On peut par ailleurs comparer ce passage à celui du vol du ruban, dans le livre II. Dans cet épisode, Rousseau risque d’être puni, or, on le prend déjà pour mauvais, il sera donc menteur... et voleur.

b) Une éducation d'époque difficilement supportable

Rousseau montre aussi un problème social : la disproportion de la punition conduit à la vengeance. L’éducation de cette époque n’est donc pas vraiment adaptée, puisque certaines conséquences sont beaucoup trop importantes, pour une cause relativement minime. Les relations sociales en deviennent donc pernicieuses.

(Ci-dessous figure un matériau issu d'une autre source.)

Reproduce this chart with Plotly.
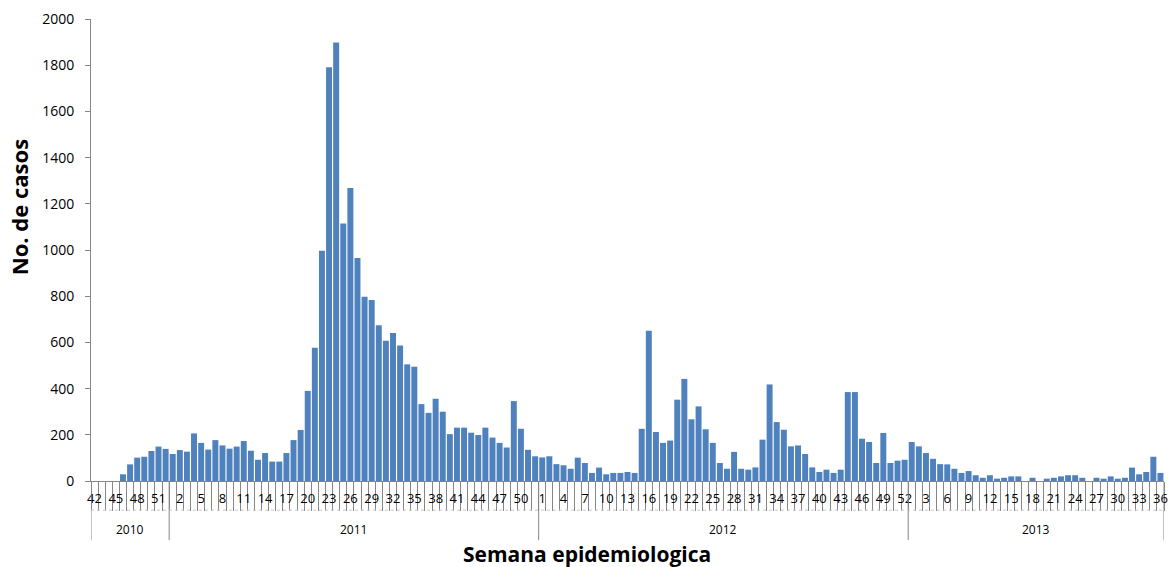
import plotly.graph_objects as go

# ---- data ----
weeks_2010 = list(range(42, 53))
cases_2010 = [0, 0, 0, 0, 29, 72, 101, 105, 130, 149, 139]

weeks_2011 = list(range(1, 53))
cases_2011 = [117, 134, 127, 206, 165, 136, 177, 154, 140, 149,
              173, 131, 92, 121, 84, 84, 121, 177, 221, 390,
              577, 997, 1791, 1898, 1115, 1268, 965, 798, 784, 674,
              607, 641, 587, 505, 495, 333, 295, 356, 300, 203,
              231, 231, 209, 199, 231, 188, 165, 145, 346, 226,
              135, 107]

weeks_2012 = list(range(1, 53))
cases_2012 = [102, 107, 73, 68, 53, 101, 78, 35, 58, 29,
              35, 35, 39, 35, 226, 650, 212, 165, 175, 352,
              442, 267, 323, 224, 165, 78, 53, 126, 53, 49,
              59, 179, 418, 255, 222, 150, 154, 117, 59, 39,
              49, 35, 49, 385, 385, 183, 169, 78, 208, 78,
              88, 92]

weeks_2013 = list(range(1, 37))
cases_2013 = [169, 150, 121, 96, 73, 72, 53, 35, 43, 25,
              14, 25, 10, 14, 20, 20, 0, 14, 0, 10,
              14, 20, 25, 25, 14, 0, 14, 10, 20, 10,
              14, 58, 29, 39, 105, 35]

years = ["2010", "2011", "2012", "2013"]
y_ticks = list(range(0, 2001, 200))

# ---- assemble ----
all_weeks = weeks_2010 + weeks_2011 + weeks_2012 + weeks_2013
all_cases = cases_2010 + cases_2011 + cases_2012 + cases_2013
year_lengths = [len(weeks_2010), len(weeks_2011), len(weeks_2012), len(weeks_2013)]
idx = list(range(len(all_weeks)))
n = len(idx)

FONT = "Open Sans"
GRAY = "#868686"

fig = go.Figure()
fig.add_trace(go.Bar(
    x=idx, y=all_cases,
    marker=dict(color="#4F81BD", line=dict(width=0)),
    hoverinfo="skip",
))

tickvals = idx[::3]
ticktext = [str(all_weeks[i]) for i in tickvals]

shapes = []
annotations = []
start = 0
bounds = [-0.5]
for yr, ln in zip(years, year_lengths):
    end = start + ln
    bounds.append(end - 0.5)
    annotations.append(dict(
        x=(start + end - 1) / 2, xref="x", y=-0.106, yref="paper",
        text=yr, showarrow=False, font=dict(family=FONT, size=12, color="#000"),
        xanchor="center", yanchor="middle"))
    start = end
for b in bounds:
    shapes.append(dict(type="line", xref="x", yref="paper", x0=b, x1=b,
                       y0=0, y1=-0.128, line=dict(color=GRAY, width=1)))
shapes.append(dict(type="line", xref="x", yref="paper", x0=-0.5, x1=n - 0.5,
                   y0=-0.063, y1=-0.063, line=dict(color="#c8c8c8", width=1, dash="dot")))

annotations.append(dict(
    x=0.462, xref="paper", y=-0.157, yref="paper", text="<b>Semana epidemiologica</b>",
    showarrow=False, font=dict(family=FONT, size=21, color="#000"),
    xanchor="center", yanchor="middle"))
annotations.append(dict(
    x=-0.067, xref="paper", y=0.593, yref="paper", text="<b>No. de casos</b>",
    textangle=-90, showarrow=False, font=dict(family=FONT, size=22, color="#000"),
    xanchor="center", yanchor="middle"))

fig.update_layout(
    width=1169, height=567,
    margin=dict(l=91, r=5, t=19, b=86, autoexpand=False),
    paper_bgcolor="white", plot_bgcolor="white",
    bargap=0.16,
    showlegend=False,
    shapes=shapes,
    annotations=annotations,
    xaxis=dict(
        range=[-0.5, n - 0.5],
        tickmode="array", tickvals=tickvals, ticktext=ticktext,
        ticks="outside", ticklen=5, tickcolor="rgba(0,0,0,0)",
        tickfont=dict(family=FONT, size=13, color="#000"),
        showline=True, linecolor=GRAY, linewidth=1,
        showgrid=False, zeroline=False, tickangle=0,
        minor=dict(tickmode="linear", tick0=-0.5, dtick=1, ticks="outside",
                   ticklen=29, tickcolor=GRAY, tickwidth=1, showgrid=False),
    ),
    yaxis=dict(
        range=[0, 2000], tickmode="array", tickvals=y_ticks,
        ticks="outside", ticklen=5, tickcolor=GRAY,
        ticklabelstandoff=8,
        tickfont=dict(family=FONT, size=14, color="#000"),
        showline=True, linecolor=GRAY, linewidth=1,
        showgrid=False, zeroline=False,
    ),
)

fig.write_html("out.html", config={"displayModeBar": False},
               post_script="document.body.style.margin='0';document.body.style.overflow='hidden';")
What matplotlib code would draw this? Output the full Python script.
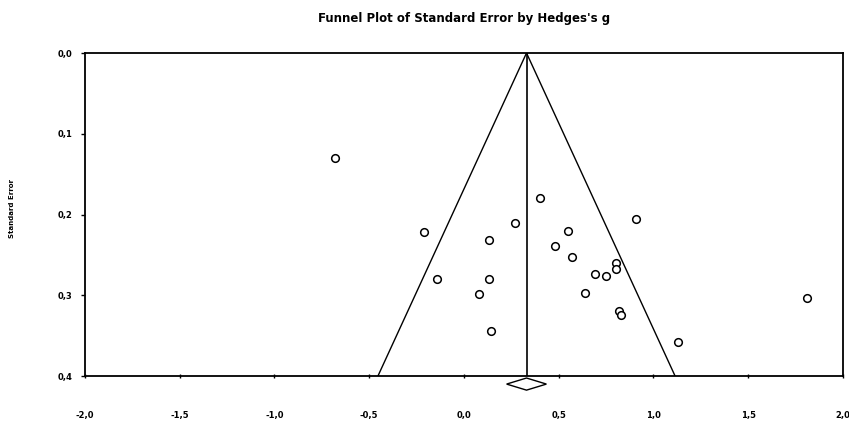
import numpy as np
import matplotlib
matplotlib.use("Agg")
import matplotlib.pyplot as plt
from matplotlib.ticker import FuncFormatter

# study effects (Hedges's g) and standard errors
hedges_g = [-0.68, -0.21, -0.14, 0.13, 0.13, 0.08, 0.14, 0.27, 0.40,
            0.91, 0.55, 0.48, 0.57, 0.80, 0.80, 0.69, 0.75, 0.64,
            0.82, 0.83, 1.13, 1.81]
std_err = [0.130, 0.222, 0.280, 0.231, 0.280, 0.299, 0.344, 0.210, 0.180,
           0.206, 0.220, 0.239, 0.253, 0.260, 0.267, 0.274, 0.276, 0.297,
           0.319, 0.324, 0.358, 0.303]
summary_g = 0.33
ci_low, ci_high = 0.225, 0.435
x_ticks = [-2.0, -1.5, -1.0, -0.5, 0.0, 0.5, 1.0, 1.5, 2.0]
y_ticks = [0.0, 0.1, 0.2, 0.3, 0.4]

fig = plt.figure(figsize=(8.49, 4.23), dpi=100)
ax = fig.add_axes([0.1001, 0.1111, 0.8928, 0.7636])

# funnel (pseudo 95% limits)
se_line = np.array([0.0, 0.4])
ax.plot(summary_g - 1.96 * se_line, se_line, color="black", lw=1.0)
ax.plot(summary_g + 1.96 * se_line, se_line, color="black", lw=1.0)
ax.plot([summary_g, summary_g], se_line, color="black", lw=1.2)

ax.plot(hedges_g, std_err, "o", mfc="white", mec="black", ms=5.5, mew=1.1)

# summary diamond below the axis
dy = 0.0075
yd = 0.41
ax.fill([ci_low, summary_g, ci_high, summary_g],
        [yd, yd - dy, yd, yd + dy], facecolor="white", edgecolor="black",
        lw=1.0, clip_on=False, zorder=5)

ax.set_xlim(-2.0, 2.0)
ax.set_ylim(0.4, 0.0)
ax.set_xticks(x_ticks)
ax.set_yticks(y_ticks)
fmt = FuncFormatter(lambda v, p: ("%.1f" % v).replace(".", ","))
ax.xaxis.set_major_formatter(fmt)
ax.yaxis.set_major_formatter(fmt)
for lab in ax.get_xticklabels() + ax.get_yticklabels():
    lab.set_fontweight("bold")
    lab.set_fontsize(6)
ax.tick_params(axis="x", direction="inout", length=3, pad=24, width=1)
ax.tick_params(axis="y", direction="out", length=3, pad=6, width=1)
for s in ax.spines.values():
    s.set_linewidth(1.3)

ax.set_title("Funnel Plot of Standard Error by Hedges's g",
             fontsize=8.5, fontweight="bold", pad=22)
fig.text(0.014, 0.507, "Standard Error", rotation=90, fontsize=5,
         fontweight="bold", ha="center", va="center")

fig.savefig("out.png", dpi=100)
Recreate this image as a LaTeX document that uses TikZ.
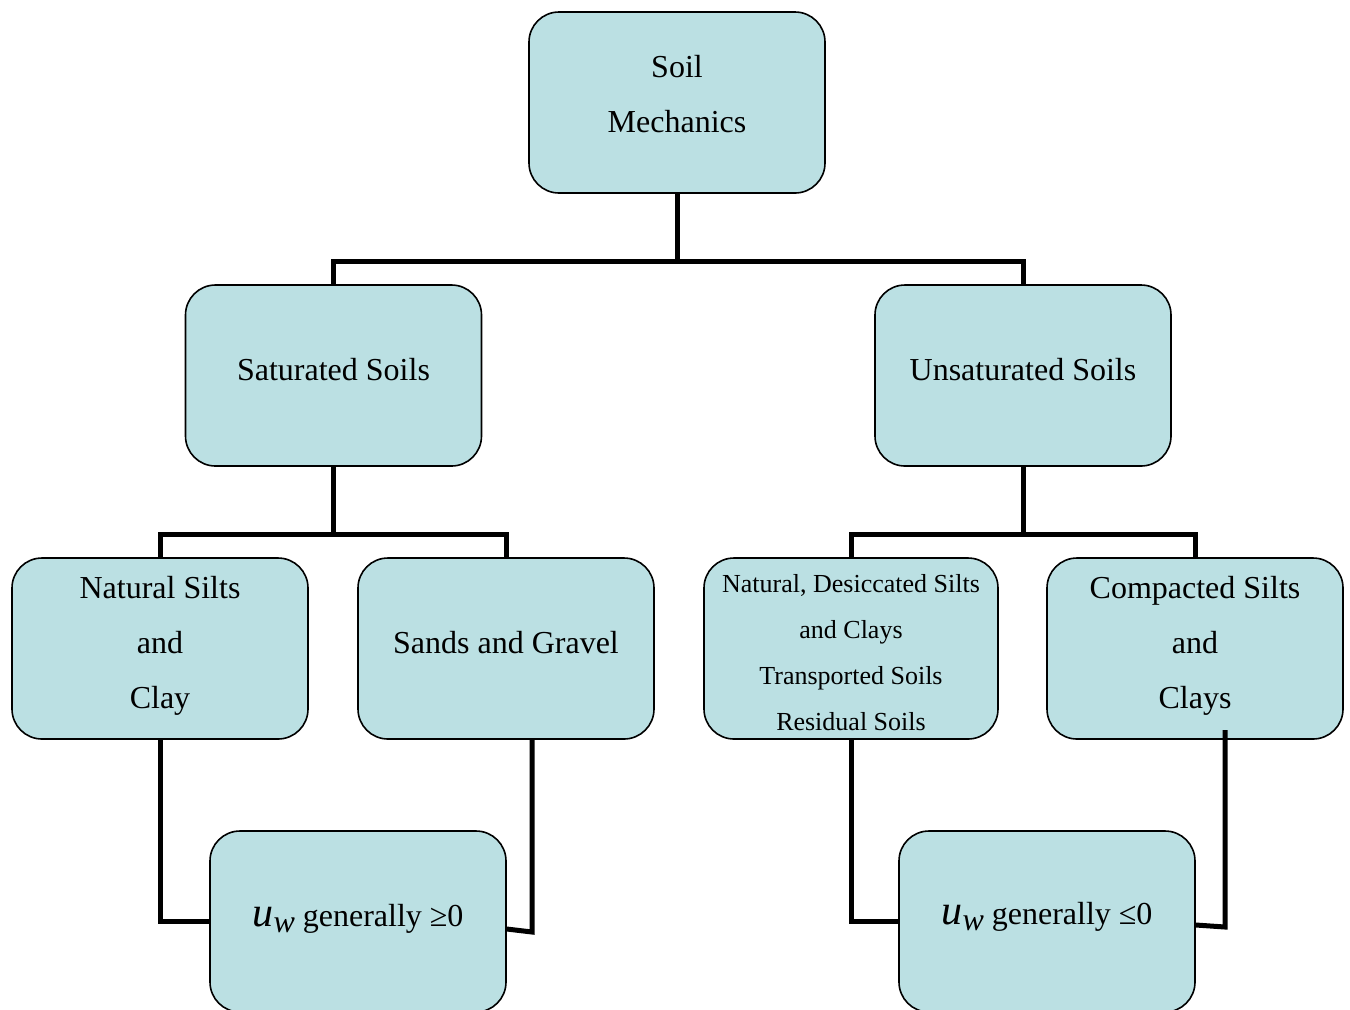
\documentclass[tikz,border=0pt]{standalone}
\usepackage{fontspec}
\setmainfont{Liberation Serif}
\definecolor{boxfill}{RGB}{187,224,227}
\begin{document}
\begin{tikzpicture}[x=0.5pt,y=-0.5pt,
  box/.style={draw, line width=0.8pt, fill=boxfill, rounded corners=15pt,
    minimum width=148pt, minimum height=90.5pt, inner sep=0pt},
  txt/.style={font=\fontsize{16}{27.5}\selectfont, align=center, yshift=3pt},
  small/.style={font=\fontsize{13}{23}\selectfont, align=center, yshift=-2pt},
  conn/.style={line width=2.5pt, line join=miter}]
\useasboundingbox (0,0) rectangle (1350,1009);
\clip (0,0) rectangle (1350,1009);
\fill[white] (0,0) rectangle (1350,1009);

\node[box, label={[txt,yshift=1pt]center:{Soil\\Mechanics}}] (sm) at (677,102.5) {};
\node[box, label={[txt]center:{Saturated Soils}}] (sat) at (333.5,375.5) {};
\node[box, label={[txt]center:{Unsaturated Soils}}] (unsat) at (1023,375.5) {};
\node[box, label={[txt,yshift=-1.5pt]center:{Natural Silts\\and\\Clay}}] (nsc) at (160,648.5) {};
\node[box, label={[txt]center:{Sands and Gravel}}] (sg) at (506,648.5) {};
\node[box, minimum width=147pt, label={[small]center:{Natural, Desiccated Silts\\and Clays\\Transported Soils\\Residual Soils}}] (nd) at (851,648.5) {};
\node[box, label={[txt,yshift=-1.5pt]center:{Compacted Silts\\and\\Clays}}] (cs) at (1195,648.5) {};
\node[box, label={[txt,yshift=-1.5pt]center:{\textit{\fontsize{21}{21}\selectfont u}\raisebox{-3pt}{\textit{w}} generally ≥0}}] (uw1) at (358,921.5) {};
\node[box, label={[txt,yshift=-0.5pt]center:{\textit{\fontsize{21}{21}\selectfont u}\raisebox{-3pt}{\textit{w}} generally ≤0}}] (uw2) at (1047,921.5) {};

\coordinate (j1) at (677,261);
\coordinate (j2) at (333.5,534);
\coordinate (j3) at (1023,534);
\coordinate (c1) at (532,932);
\coordinate (c2top) at (1225,730);
\coordinate (c2) at (1225,927);

\draw[conn] (sm.south) -- (j1);
\draw[conn] (sat.north) |- (j1) -| (unsat.north);
\draw[conn] (sat.south) -- (j2);
\draw[conn] (nsc.north) |- (j2) -| (sg.north);
\draw[conn] (unsat.south) -- (j3);
\draw[conn] (nd.north) |- (j3) -| (cs.north);
\draw[conn] (nsc.south) |- (uw1.west);
\draw[conn] (sg.south -| c1) -- (c1) -- ([yshift=-3.75pt]uw1.east);
\draw[conn] (nd.south) |- (uw2.west);
\draw[conn] (c2top) -- (c2) -- ([yshift=-1.75pt]uw2.east);
\end{tikzpicture}
\end{document}
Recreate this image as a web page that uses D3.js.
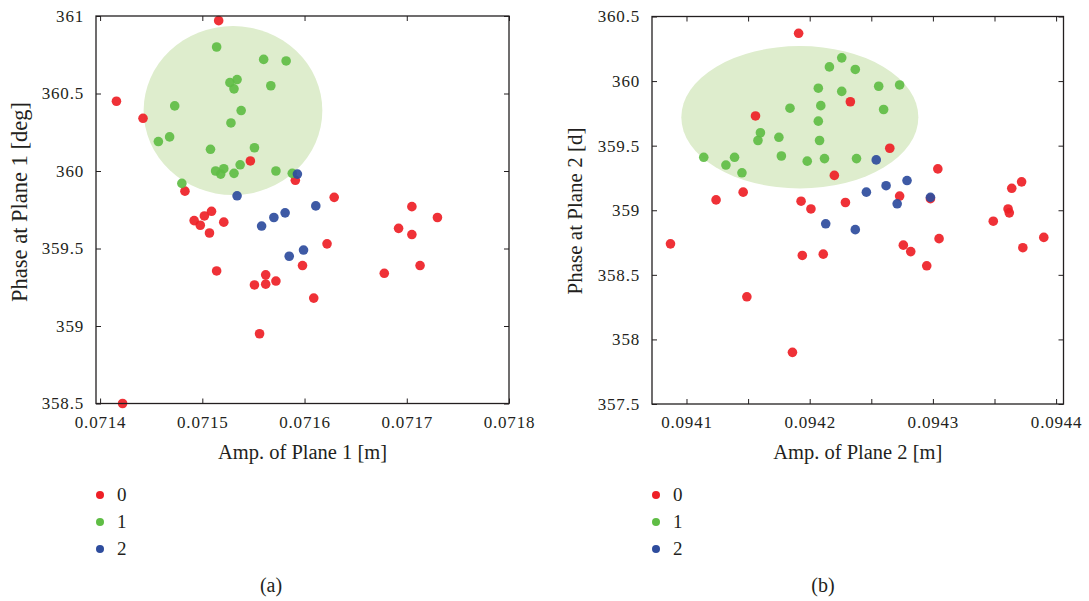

Rousseau évoque son maître et donc l’autorité qu’il ne supporte pas. Le maître n’est mentionné que par des allégories ("dragon"). Lorsque celui-ci lui dit "Courage !", Rousseau défit le maître, car il se prend pour Hercule. Il défie l’autorité pour ne pas avoir à la supporter. Il provoque le maître. Ce schéma se répète d’ailleurs plusieurs fois, il se fait licencier par provocation.

Conclusion

On peut comparer ce passage avec un extrait des Confessions de Saint-Augustin, où celui-ci vole des poires par plaisir de franchir l’interdit. Rousseau vole également sans nécessité. Cependant, Saint-Augustin donne un sens chrétien à cet aveu, qui est une confession à Dieu lui-même. La progression est la suivante : accusation, puis description du larcin, puis contrition, pour obtenir le pardon. Rousseau, lui, cherche à faire rire le lecteur, à le mettre de son côté. Il fait aussi une réflexion sur l’éducation des enfants en remettant en cause les châtiments.